Problem statement: Copy the material that follows word for word and omit its pictures.
--- start Supplied information ---
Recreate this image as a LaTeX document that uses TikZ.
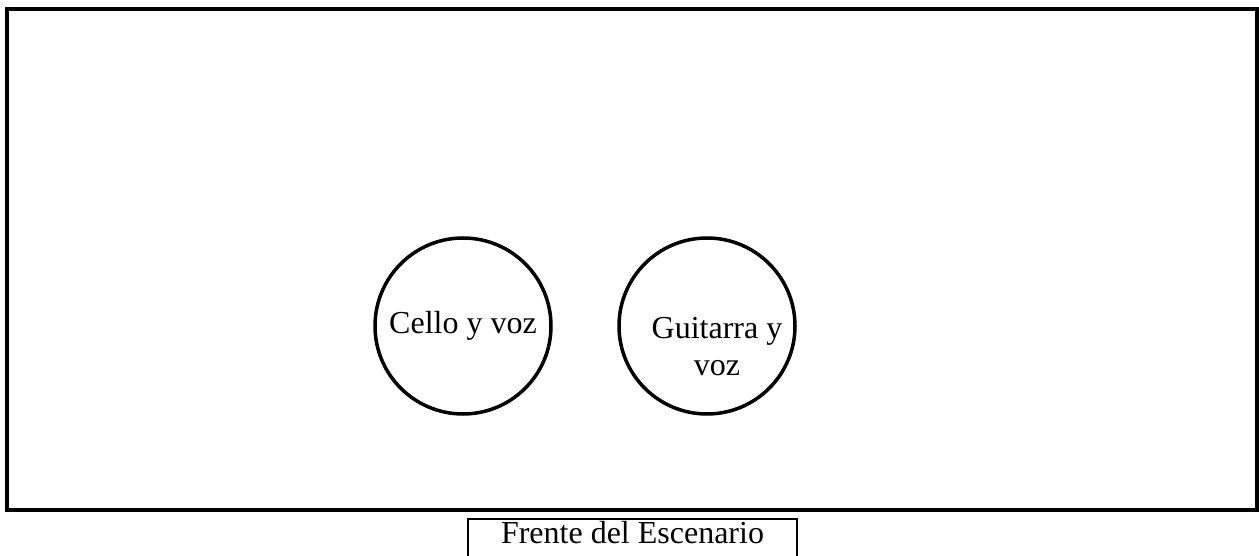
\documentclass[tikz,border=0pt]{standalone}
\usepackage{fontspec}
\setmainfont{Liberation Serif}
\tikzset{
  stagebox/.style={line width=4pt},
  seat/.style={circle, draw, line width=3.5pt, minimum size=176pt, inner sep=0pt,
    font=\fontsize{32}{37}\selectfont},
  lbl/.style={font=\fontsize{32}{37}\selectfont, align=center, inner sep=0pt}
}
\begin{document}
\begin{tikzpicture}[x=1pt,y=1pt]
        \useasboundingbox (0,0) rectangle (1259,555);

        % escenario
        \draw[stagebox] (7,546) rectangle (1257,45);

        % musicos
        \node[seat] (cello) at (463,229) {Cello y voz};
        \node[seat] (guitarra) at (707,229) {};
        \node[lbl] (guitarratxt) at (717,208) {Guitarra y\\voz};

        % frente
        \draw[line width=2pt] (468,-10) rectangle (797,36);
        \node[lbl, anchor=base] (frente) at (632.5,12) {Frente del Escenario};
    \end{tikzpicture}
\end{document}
--- end Supplied information ---
Solution for this exercise:
Recreate this image as a LaTeX document that uses TikZ.
\documentclass[tikz,border=0pt]{standalone}
\usepackage{fontspec}
\setmainfont{Liberation Serif}
\tikzset{
  stagebox/.style={line width=4pt},
  seat/.style={circle, draw, line width=3.5pt, minimum size=176pt, inner sep=0pt,
    font=\fontsize{32}{37}\selectfont},
  lbl/.style={font=\fontsize{32}{37}\selectfont, align=center, inner sep=0pt}
}
\begin{document}
\begin{tikzpicture}[x=1pt,y=1pt]
        \useasboundingbox (0,0) rectangle (1259,555);

        % escenario
        \draw[stagebox] (7,546) rectangle (1257,45);

        % musicos
        \node[seat] (cello) at (463,229) {Cello y voz};
        \node[seat] (guitarra) at (707,229) {};
        \node[lbl] (guitarratxt) at (717,208) {Guitarra y\\voz};

        % frente
        \draw[line width=2pt] (468,-10) rectangle (797,36);
        \node[lbl, anchor=base] (frente) at (632.5,12) {Frente del Escenario};
    \end{tikzpicture}
\end{document}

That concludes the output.